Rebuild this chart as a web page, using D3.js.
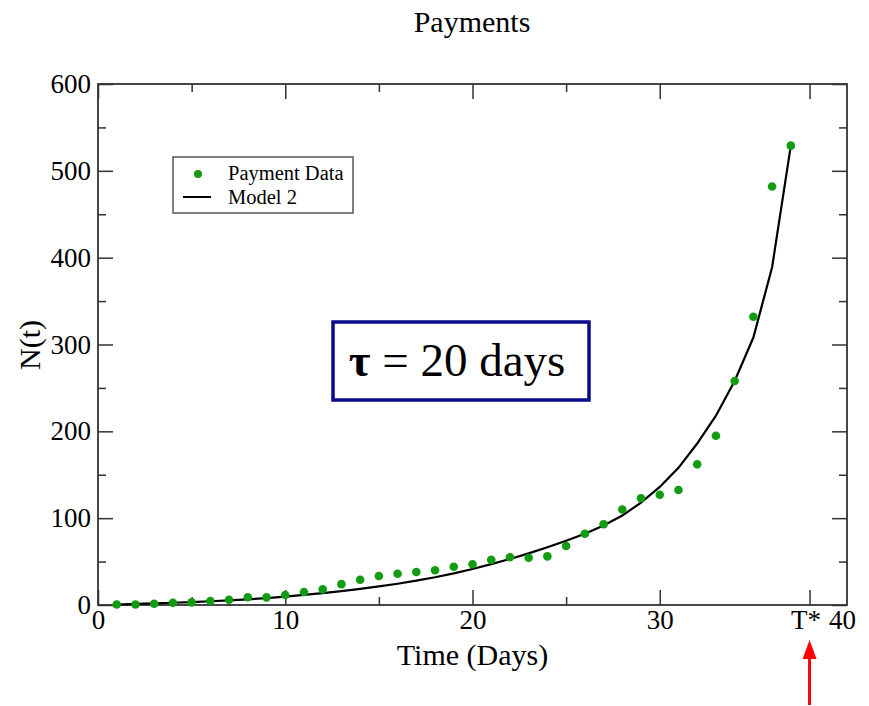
<!DOCTYPE html>
<html>
<head>
<meta charset="utf-8">
<script src="https://cdn.jsdelivr.net/npm/d3@7"></script>
<style>
  body { margin: 0; background: #fff; }
  svg { display: block; font-family: "Liberation Serif", "Times New Roman", serif; }
</style>
</head>
<body>
<svg width="869" height="706"></svg>
<script>
// дни наблюдений
const days = [1, 2, 3, 4, 5, 6, 7, 8, 9, 10, 11, 12, 13, 14, 15, 16, 17, 18, 19,
  20, 21, 22, 23, 24, 25, 26, 27, 28, 29, 30, 31, 32, 33, 34, 35, 36, 37];
// Payment Data (точки)
const payments = [0.5, 0.5, 1.5, 2.5, 3, 4.6, 6, 9, 8.8, 11.5, 15, 18, 24, 29, 33.4, 36, 38, 40, 44,
  47, 52, 55, 54.5, 56, 68, 82, 93, 110, 123, 127, 132.5, 162, 195, 258, 332, 482, 529];
// Model 2 (линия)
const model2 = [0.5, 1.2, 1.9, 2.6, 3.4, 4.3, 5.3, 6.5, 8, 9.7, 11.6, 13.7, 16, 18.6, 21.4, 24.5, 28, 32, 36.5,
  41.5, 47, 53, 59.5, 66.5, 74, 82, 91.5, 103, 118, 136, 158, 186, 218, 258, 308, 389, 529];

const xMajor = [0, 10, 20, 30, 38, 40];
const xMajorLabels = ["0", "10", "20", "30", "T*", "40"];
const xMinor = [5, 15, 25];
const yMajor = [0, 100, 200, 300, 400, 500, 600];
const yMinor = [50, 150, 250, 350, 450, 550];
const tStar = 38;

const svg = d3.select("svg");
const x = d3.scaleLinear().domain([0, 40]).range([98, 847]);
const y = d3.scaleLinear().domain([0, 600]).range([605, 84]);
const green = "#129c12";
const frameColor = "#333";

// заголовок
svg.append("text").attr("x", 472).attr("y", 32).attr("text-anchor", "middle")
  .attr("font-size", 30).text("Payments");

// оси
function styleAxis(g, fs) {
  g.select(".domain").remove();
  g.selectAll(".tick line").attr("stroke", frameColor).attr("stroke-width", 1.5);
  g.selectAll(".tick text").attr("font-family", "Liberation Serif, serif").attr("font-size", fs).attr("fill", "#000");
}

const bottom = svg.append("g").attr("transform", `translate(0,${y(0)})`)
  .call(d3.axisBottom(x).tickValues(xMajor).tickFormat((d, i) => xMajorLabels[i])
    .tickSizeInner(-15).tickSizeOuter(0).tickPadding(5));
styleAxis(bottom, 27);
bottom.selectAll(".tick").filter(d => d === 40).select("line").remove();
bottom.selectAll(".tick").filter(d => d === 40).select("text").attr("dx", -5);
bottom.selectAll(".tick").filter(d => d === 38).select("text").attr("dx", -4);

svg.append("g").attr("transform", `translate(0,${y(0)})`)
  .call(d3.axisBottom(x).tickValues(xMinor).tickFormat("").tickSizeInner(-8).tickSizeOuter(0))
  .call(g => styleAxis(g, 27));

svg.append("g").attr("transform", `translate(0,${y(600)})`)
  .call(d3.axisTop(x).tickValues(xMajor.filter(d => d !== 40)).tickFormat("").tickSizeInner(-15).tickSizeOuter(0))
  .call(g => styleAxis(g, 27));
svg.append("g").attr("transform", `translate(0,${y(600)})`)
  .call(d3.axisTop(x).tickValues(xMinor).tickFormat("").tickSizeInner(-8).tickSizeOuter(0))
  .call(g => styleAxis(g, 27));

const left = svg.append("g").attr("transform", `translate(${x(0)},0)`)
  .call(d3.axisLeft(y).tickValues(yMajor).tickFormat(d3.format("d"))
    .tickSizeInner(-15).tickSizeOuter(0).tickPadding(7));
styleAxis(left, 27);

svg.append("g").attr("transform", `translate(${x(0)},0)`)
  .call(d3.axisLeft(y).tickValues(yMinor).tickFormat("").tickSizeInner(-8).tickSizeOuter(0))
  .call(g => styleAxis(g, 27));
svg.append("g").attr("transform", `translate(${x(40)},0)`)
  .call(d3.axisRight(y).tickValues(yMajor).tickFormat("").tickSizeInner(-15).tickSizeOuter(0))
  .call(g => styleAxis(g, 27));
svg.append("g").attr("transform", `translate(${x(40)},0)`)
  .call(d3.axisRight(y).tickValues(yMinor).tickFormat("").tickSizeInner(-8).tickSizeOuter(0))
  .call(g => styleAxis(g, 27));

// рамка
svg.append("rect").attr("x", x(0)).attr("y", y(600))
  .attr("width", x(40) - x(0)).attr("height", y(0) - y(600))
  .attr("fill", "none").attr("stroke", frameColor).attr("stroke-width", 1.8);

// подписи осей
svg.append("text").attr("x", x(20)).attr("y", 665).attr("text-anchor", "middle")
  .attr("font-size", 30).text("Time (Days)");
svg.append("text").attr("transform", "translate(40,345) rotate(-90)").attr("text-anchor", "middle")
  .attr("font-size", 30).text("N(t)");

// модель
const line = d3.line().x((d, i) => x(days[i])).y(d => y(d));
svg.append("path").attr("d", line(model2))
  .attr("fill", "none").attr("stroke", "#000").attr("stroke-width", 2.2);

// точки
svg.append("g").selectAll("circle").data(payments).join("circle")
  .attr("cx", (d, i) => x(days[i])).attr("cy", d => y(d)).attr("r", 4.3)
  .attr("fill", green);

// легенда
svg.append("rect").attr("x", 173).attr("y", 157).attr("width", 180).attr("height", 56)
  .attr("fill", "#fff").attr("stroke", "#555").attr("stroke-width", 1.5);
svg.append("circle").attr("cx", 198).attr("cy", 174).attr("r", 4).attr("fill", green);
svg.append("text").attr("x", 228).attr("y", 180).attr("font-size", 20.5).text("Payment Data");
svg.append("line").attr("x1", 183).attr("x2", 211).attr("y1", 197).attr("y2", 197)
  .attr("stroke", "#000").attr("stroke-width", 2);
svg.append("text").attr("x", 228).attr("y", 204).attr("font-size", 20.5).text("Model 2");

// τ
svg.append("rect").attr("x", 333).attr("y", 322).attr("width", 256).attr("height", 78)
  .attr("fill", "#fff").attr("stroke", "#0a0a8c").attr("stroke-width", 3.5);
const tau = svg.append("text").attr("x", 457).attr("y", 376).attr("text-anchor", "middle")
  .attr("font-size", 47);
tau.append("tspan").attr("font-weight", "bold").text("τ");
tau.append("tspan").text(" = 20 days");

// стрелка T*
const ax = x(tStar);
svg.append("line").attr("x1", ax).attr("x2", ax).attr("y1", 655).attr("y2", 705)
  .attr("stroke", "#f00").attr("stroke-width", 3);
svg.append("path").attr("d", `M${ax},640 L${ax - 7},659 L${ax + 7},659 Z`).attr("fill", "#f00");
</script>
</body>
</html>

**Stated goal:** Repeat the data above exactly, but not the pictures.

**Answer for this exercise:**
Rebuild this chart as a web page, using D3.js.
<!DOCTYPE html>
<html>
<head>
<meta charset="utf-8">
<script src="https://cdn.jsdelivr.net/npm/d3@7"></script>
<style>
  body { margin: 0; background: #fff; }
  svg { display: block; font-family: "Liberation Serif", "Times New Roman", serif; }
</style>
</head>
<body>
<svg width="869" height="706"></svg>
<script>
// дни наблюдений
const days = [1, 2, 3, 4, 5, 6, 7, 8, 9, 10, 11, 12, 13, 14, 15, 16, 17, 18, 19,
  20, 21, 22, 23, 24, 25, 26, 27, 28, 29, 30, 31, 32, 33, 34, 35, 36, 37];
// Payment Data (точки)
const payments = [0.5, 0.5, 1.5, 2.5, 3, 4.6, 6, 9, 8.8, 11.5, 15, 18, 24, 29, 33.4, 36, 38, 40, 44,
  47, 52, 55, 54.5, 56, 68, 82, 93, 110, 123, 127, 132.5, 162, 195, 258, 332, 482, 529];
// Model 2 (линия)
const model2 = [0.5, 1.2, 1.9, 2.6, 3.4, 4.3, 5.3, 6.5, 8, 9.7, 11.6, 13.7, 16, 18.6, 21.4, 24.5, 28, 32, 36.5,
  41.5, 47, 53, 59.5, 66.5, 74, 82, 91.5, 103, 118, 136, 158, 186, 218, 258, 308, 389, 529];

const xMajor = [0, 10, 20, 30, 38, 40];
const xMajorLabels = ["0", "10", "20", "30", "T*", "40"];
const xMinor = [5, 15, 25];
const yMajor = [0, 100, 200, 300, 400, 500, 600];
const yMinor = [50, 150, 250, 350, 450, 550];
const tStar = 38;

const svg = d3.select("svg");
const x = d3.scaleLinear().domain([0, 40]).range([98, 847]);
const y = d3.scaleLinear().domain([0, 600]).range([605, 84]);
const green = "#129c12";
const frameColor = "#333";

// заголовок
svg.append("text").attr("x", 472).attr("y", 32).attr("text-anchor", "middle")
  .attr("font-size", 30).text("Payments");

// оси
function styleAxis(g, fs) {
  g.select(".domain").remove();
  g.selectAll(".tick line").attr("stroke", frameColor).attr("stroke-width", 1.5);
  g.selectAll(".tick text").attr("font-family", "Liberation Serif, serif").attr("font-size", fs).attr("fill", "#000");
}

const bottom = svg.append("g").attr("transform", `translate(0,${y(0)})`)
  .call(d3.axisBottom(x).tickValues(xMajor).tickFormat((d, i) => xMajorLabels[i])
    .tickSizeInner(-15).tickSizeOuter(0).tickPadding(5));
styleAxis(bottom, 27);
bottom.selectAll(".tick").filter(d => d === 40).select("line").remove();
bottom.selectAll(".tick").filter(d => d === 40).select("text").attr("dx", -5);
bottom.selectAll(".tick").filter(d => d === 38).select("text").attr("dx", -4);

svg.append("g").attr("transform", `translate(0,${y(0)})`)
  .call(d3.axisBottom(x).tickValues(xMinor).tickFormat("").tickSizeInner(-8).tickSizeOuter(0))
  .call(g => styleAxis(g, 27));

svg.append("g").attr("transform", `translate(0,${y(600)})`)
  .call(d3.axisTop(x).tickValues(xMajor.filter(d => d !== 40)).tickFormat("").tickSizeInner(-15).tickSizeOuter(0))
  .call(g => styleAxis(g, 27));
svg.append("g").attr("transform", `translate(0,${y(600)})`)
  .call(d3.axisTop(x).tickValues(xMinor).tickFormat("").tickSizeInner(-8).tickSizeOuter(0))
  .call(g => styleAxis(g, 27));

const left = svg.append("g").attr("transform", `translate(${x(0)},0)`)
  .call(d3.axisLeft(y).tickValues(yMajor).tickFormat(d3.format("d"))
    .tickSizeInner(-15).tickSizeOuter(0).tickPadding(7));
styleAxis(left, 27);

svg.append("g").attr("transform", `translate(${x(0)},0)`)
  .call(d3.axisLeft(y).tickValues(yMinor).tickFormat("").tickSizeInner(-8).tickSizeOuter(0))
  .call(g => styleAxis(g, 27));
svg.append("g").attr("transform", `translate(${x(40)},0)`)
  .call(d3.axisRight(y).tickValues(yMajor).tickFormat("").tickSizeInner(-15).tickSizeOuter(0))
  .call(g => styleAxis(g, 27));
svg.append("g").attr("transform", `translate(${x(40)},0)`)
  .call(d3.axisRight(y).tickValues(yMinor).tickFormat("").tickSizeInner(-8).tickSizeOuter(0))
  .call(g => styleAxis(g, 27));

// рамка
svg.append("rect").attr("x", x(0)).attr("y", y(600))
  .attr("width", x(40) - x(0)).attr("height", y(0) - y(600))
  .attr("fill", "none").attr("stroke", frameColor).attr("stroke-width", 1.8);

// подписи осей
svg.append("text").attr("x", x(20)).attr("y", 665).attr("text-anchor", "middle")
  .attr("font-size", 30).text("Time (Days)");
svg.append("text").attr("transform", "translate(40,345) rotate(-90)").attr("text-anchor", "middle")
  .attr("font-size", 30).text("N(t)");

// модель
const line = d3.line().x((d, i) => x(days[i])).y(d => y(d));
svg.append("path").attr("d", line(model2))
  .attr("fill", "none").attr("stroke", "#000").attr("stroke-width", 2.2);

// точки
svg.append("g").selectAll("circle").data(payments).join("circle")
  .attr("cx", (d, i) => x(days[i])).attr("cy", d => y(d)).attr("r", 4.3)
  .attr("fill", green);

// легенда
svg.append("rect").attr("x", 173).attr("y", 157).attr("width", 180).attr("height", 56)
  .attr("fill", "#fff").attr("stroke", "#555").attr("stroke-width", 1.5);
svg.append("circle").attr("cx", 198).attr("cy", 174).attr("r", 4).attr("fill", green);
svg.append("text").attr("x", 228).attr("y", 180).attr("font-size", 20.5).text("Payment Data");
svg.append("line").attr("x1", 183).attr("x2", 211).attr("y1", 197).attr("y2", 197)
  .attr("stroke", "#000").attr("stroke-width", 2);
svg.append("text").attr("x", 228).attr("y", 204).attr("font-size", 20.5).text("Model 2");

// τ
svg.append("rect").attr("x", 333).attr("y", 322).attr("width", 256).attr("height", 78)
  .attr("fill", "#fff").attr("stroke", "#0a0a8c").attr("stroke-width", 3.5);
const tau = svg.append("text").attr("x", 457).attr("y", 376).attr("text-anchor", "middle")
  .attr("font-size", 47);
tau.append("tspan").attr("font-weight", "bold").text("τ");
tau.append("tspan").text(" = 20 days");

// стрелка T*
const ax = x(tStar);
svg.append("line").attr("x1", ax).attr("x2", ax).attr("y1", 655).attr("y2", 705)
  .attr("stroke", "#f00").attr("stroke-width", 3);
svg.append("path").attr("d", `M${ax},640 L${ax - 7},659 L${ax + 7},659 Z`).attr("fill", "#f00");
</script>
</body>
</html>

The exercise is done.